MATHEMATICS COLLOQUIUM


Symbolic Resultants via Dixon Formulation,

and Their Applications to Geometry

Dr. Arthur Chtcherba

Department of Computer Science

University of Texas-Pan American


As the computing power of modern computers grows, resultants are being used more to solve problems from a variety of areas like computer vision, solid modeling, geometric theorem proving, and robotics. It is also being used to solve numeric problems as the methods based on resultant matrices are much more numerically stable.

Due to its generality, in the past resultants were impractical requiring much computing power. Nowadays problems of practical interest are within reach, and as a consequence the last 12 years have produced more material about resultants, than for the entire preceding 200 year history of the subject.

In this talk, I will present yet another method to compute resultants. So far the method has shown to be most effective theoretically, as well as, in practice, where polynomial systems have ad hoc structures. Based on quite successful Dixon formulation, the method adapts to input and gives smallest answers, implying that the answer has smallest amount of extraneous information.

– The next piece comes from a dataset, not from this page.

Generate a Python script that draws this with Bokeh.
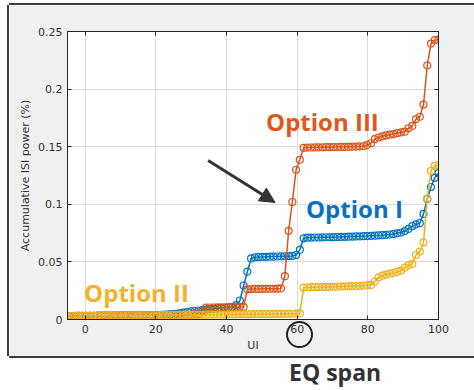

Resultants can be used to solve problems from geometric reasoning. An usual approach is to describe a geometric setting using polynomial equations, then negate a statement which one wishes to prove and show that the system is inconsistent. Here a different approach is taken. Since the resultant is a natural consequence of the polynomial equations, and hence they are ”theorems”. To prove or discover a geometric theorem one only needs to properly setup a hypothesis and compute the resultant which is a conclusion. We will demonstrate this on the Pappus hexagon theorem and show how one can obtain its generalization, the Pascals ”mystic” hexagon.